The urbanization of Franklin Street includes plans for “livable” condos with green patches; a new performing arts center; and new residential/commercial complex.

I’ve been telling the stories of the residents and former residents of Chapel Hill’s low-wealth African-American communities who have witnessed and fought this trend. During segregation, minorities were told where they could establish neighborhoods. Through racial redlining, town leaders placed African-Americans in places that benefitted whites and the university, which benefitted from the close proximity of its labor force, at very little cost to taxpayers. Social services, including paved roads, sewer systems, and ambulance service, were virtually non-existent in these areas.

And now that capital interests have shifted, many of the old residents and their kids and grandkids are driven out by market forces that are distinctly racist. Too much black is bad for business. The existence of black people and a low-income, mom and pop infrastructure is now considered blight that is “bringing down the neighborhood” where whites want to live and play.

Busch nails it when he writes:

The most deleterious outcome of gentrification is its effect on existing social cohesion, which is much more important for vulnerable and historically segregated neighborhoods of color where residents have fewer relocation options and are more dependent on the neighborhood for social structure than are residents of middle class neighborhoods.   (Busch, Crossing Over)

He is spot-on when he observes that African-Americans who were cordoned off from the white community by written and unwritten codes had to rely on each other and organize themselves to provide each other basic services. Thus, they “tend to understand community in terms of place, especially in historically segregated locations.” When residents speak of growing up in the Northside neighborhood, they almost always say it felt like the only place they could really be safe and free.
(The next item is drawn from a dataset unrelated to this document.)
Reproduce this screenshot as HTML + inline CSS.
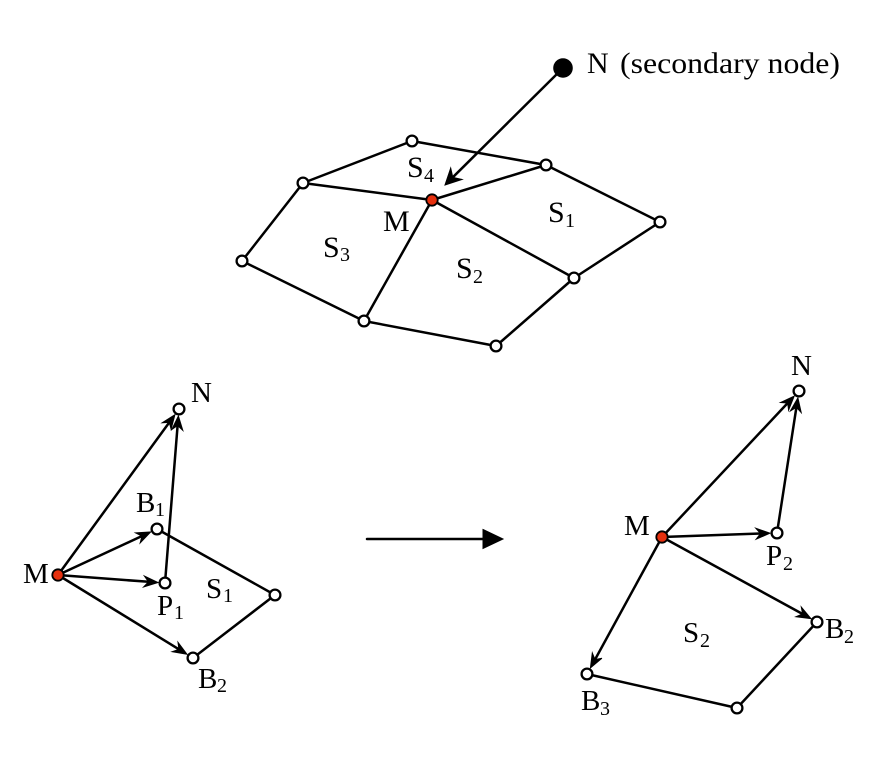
<!DOCTYPE html>
<html>
<head>
<meta charset="utf-8">
<style>
html,body{margin:0;padding:0;background:#fff;}
svg{display:block;}
text{font-family:"Liberation Serif","DejaVu Serif",serif;fill:#000;}
.t{font-size:30px;}
.b{font-size:29px;}
.s{font-size:20px;}
</style>
</head>
<body>
<svg width="892" height="780" viewBox="0 0 892 780" xmlns="http://www.w3.org/2000/svg">
<g stroke="#000" stroke-width="2.5" fill="none" stroke-linecap="round">
  <!-- top mesh -->
  <line x1="412" y1="141" x2="303" y2="183"/>
  <line x1="412" y1="141" x2="546" y2="165"/>
  <line x1="303" y1="183" x2="432" y2="200"/>
  <line x1="432" y1="200" x2="546" y2="165"/>
  <line x1="546" y1="165" x2="660" y2="222"/>
  <line x1="660" y1="222" x2="574" y2="278"/>
  <line x1="432" y1="200" x2="574" y2="278"/>
  <line x1="432" y1="200" x2="364" y2="321"/>
  <line x1="303" y1="183" x2="242" y2="261"/>
  <line x1="242" y1="261" x2="364" y2="321"/>
  <line x1="364" y1="321" x2="496" y2="346"/>
  <line x1="496" y1="346" x2="574" y2="278"/>
  <line x1="563" y1="68" x2="452.8" y2="177.3"/>

  <!-- bottom left -->
  <line x1="58" y1="575" x2="169.3" y2="422.4"/>
  <line x1="165" y1="583" x2="177.6" y2="425.5"/>
  <line x1="58" y1="575" x2="142" y2="536"/>
  <line x1="58" y1="575" x2="148.5" y2="581.8"/>
  <line x1="58" y1="575" x2="178.9" y2="649.3"/>
  <line x1="157" y1="529" x2="275" y2="595"/>
  <line x1="275" y1="595" x2="193" y2="658"/>

  <!-- big arrow -->
  <line x1="367" y1="539" x2="486" y2="539"/>

  <!-- bottom right -->
  <line x1="662" y1="537" x2="787.7" y2="403"/>
  <line x1="777" y1="533" x2="796.4" y2="407.3"/>
  <line x1="662" y1="537" x2="760.5" y2="533.5"/>
  <line x1="662" y1="537" x2="802.6" y2="614"/>
  <line x1="662" y1="537" x2="595" y2="659.6"/>
  <line x1="587" y1="674" x2="737" y2="708"/>
  <line x1="737" y1="708" x2="817" y2="622"/>
</g>

<!-- arrowheads -->
<g fill="#000" stroke="#000" stroke-width="1" stroke-linejoin="miter">
  <polygon points="445,185 462,179.4 452.8,177.3 450.7,168.1"/>

  <polygon points="174.9,414.7 171.1,429.2 169.3,422.4 162.2,422.8"/>
  <polygon points="178.4,416 182.8,430.4 177.6,425.5 171.8,429.5"/>
  <polygon points="150.6,532 140.2,542.9 142,536 135.6,532.9"/>
  <polygon points="158,582.5 143.6,587 148.5,581.8 144.4,576"/>
  <polygon points="187,654.3 172.2,651.7 178.9,649.3 178,642.3"/>

  <polygon points="483,529.5 503,539 483,548.5"/>

  <polygon points="794.2,396.1 788.6,410.1 787.7,403 780.6,402.5"/>
  <polygon points="797.9,397.9 801.2,412.5 796.4,407.3 790.4,410.9"/>
  <polygon points="770,533.2 756.2,539.2 760.5,533.5 755.8,528.2"/>
  <polygon points="810.9,618.6 796,616.7 802.6,614 801.3,607.1"/>
  <polygon points="590.4,667.9 592.3,653 595,659.6 601.9,658.2"/>
</g>

<!-- nodes -->
<g fill="#fff" stroke="#000" stroke-width="2.3">
  <circle cx="412" cy="141" r="5.4"/>
  <circle cx="546" cy="165" r="5.4"/>
  <circle cx="303" cy="183" r="5.4"/>
  <circle cx="660" cy="222" r="5.4"/>
  <circle cx="242" cy="261" r="5.4"/>
  <circle cx="574" cy="278" r="5.4"/>
  <circle cx="364" cy="321" r="5.4"/>
  <circle cx="496" cy="346" r="5.4"/>

  <circle cx="179" cy="409" r="5.4"/>
  <circle cx="157" cy="529" r="5.4"/>
  <circle cx="165" cy="583" r="5.4"/>
  <circle cx="275" cy="595" r="5.4"/>
  <circle cx="193" cy="658" r="5.4"/>

  <circle cx="799" cy="391" r="5.4"/>
  <circle cx="777" cy="533" r="5.4"/>
  <circle cx="817" cy="622" r="5.4"/>
  <circle cx="587" cy="674" r="5.4"/>
  <circle cx="737" cy="708" r="5.4"/>
</g>
<g fill="#e6300e" stroke="#000" stroke-width="1.8">
  <circle cx="432" cy="200" r="5.7"/>
  <circle cx="58" cy="575" r="5.7"/>
  <circle cx="662" cy="537" r="5.7"/>
</g>
<circle cx="563" cy="68" r="9.8" fill="#000"/>

<!-- top labels -->
<text class="t" x="587" y="73">N</text>
<text class="t" x="620" y="73" textLength="220" lengthAdjust="spacingAndGlyphs">(secondary node)</text>
<text class="t" x="407" y="177">S</text><text class="s" x="424" y="182">4</text>
<text class="t" x="383" y="231">M</text>
<text class="t" x="548" y="222">S</text><text class="s" x="565" y="227">1</text>
<text class="t" x="323" y="257">S</text><text class="s" x="340" y="261">3</text>
<text class="t" x="456" y="278">S</text><text class="s" x="473" y="283">2</text>

<!-- bottom left labels -->
<text class="b" x="191" y="402">N</text>
<text class="b" x="136" y="512">B</text><text class="s" x="155" y="516">1</text>
<text class="b" x="23" y="583">M</text>
<text class="b" x="157" y="615">P</text><text class="s" x="174" y="619">1</text>
<text class="b" x="206" y="598">S</text><text class="s" x="223" y="602">1</text>
<text class="b" x="198" y="688">B</text><text class="s" x="217" y="692">2</text>

<!-- bottom right labels -->
<text class="b" x="791" y="375">N</text>
<text class="b" x="624" y="535">M</text>
<text class="b" x="766" y="565">P</text><text class="s" x="783" y="570">2</text>
<text class="b" x="683" y="642">S</text><text class="s" x="700" y="647">2</text>
<text class="b" x="825" y="638">B</text><text class="s" x="844" y="643">2</text>
<text class="b" x="581" y="710">B</text><text class="s" x="600" y="715">3</text>
</svg>
</body>
</html>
Jobs and schools were usually located outside. Otherwise, the neighborhood was a world unto itself.

Under segregation, an entire infrastructure was built in black-only neighborhoods: schools, businesses, recreation facilities. Often, these areas had no city services and had to provide for these services by organizing themselves. This meant that families had to develop tight social and economic networks and communities developed around a sense of place.

Some properties on Rosemary Street that have avoided gentrification include the old parsonage (now the Jackson Center for Saving and Making History), St. Joseph’s CME and Mama Dip’s restaurant. Mama Dip, her sister and children still live in the neighborhood.

As urban living became more trendy, developers quickly figured out that neighborhoods close to downtown would become desirable. In neighborhoods like Northside, they saw a “rent gap.” This housing was cheap and with some improvements and upgrades, could be rented at much higher rates, no longer affordable to low-income residents.

Rosemary in flux: a house on Rosemary listed by a realty company called, “Property Shark”; the new Mariot AC hotel that markets itself as a “new take on an old tradition” just steps away from the “bustle” of Franklin Street.

I’ve also begun to interview some of the white and better-off residents—not so much the students who are moving into developer-renovated apartments and duplexes, but single-family (and single-owner) homes that used to belong to African-Americans. One of these homeowners, whom I’ll call Leo, confirms Busch’s point. He told me, “I bought the house because it was what I could afford. I didn’t know much about the neighborhood. And I don’t really have any contacts in the neighborhood. My community is exclusively outside of Northside.”

Since I’ve begun talking to him about his life, we’ve come back to this point a few times. He now says that he plans to make more of an effort to develop better relationships with neighbors, though he still finds some of the interactions awkward. He says some of the differences in speech and habits are difficult to understand. It should be said that he is an octogenarian who retired here after living most of his life in the Northeast and that there are definite cultural differences.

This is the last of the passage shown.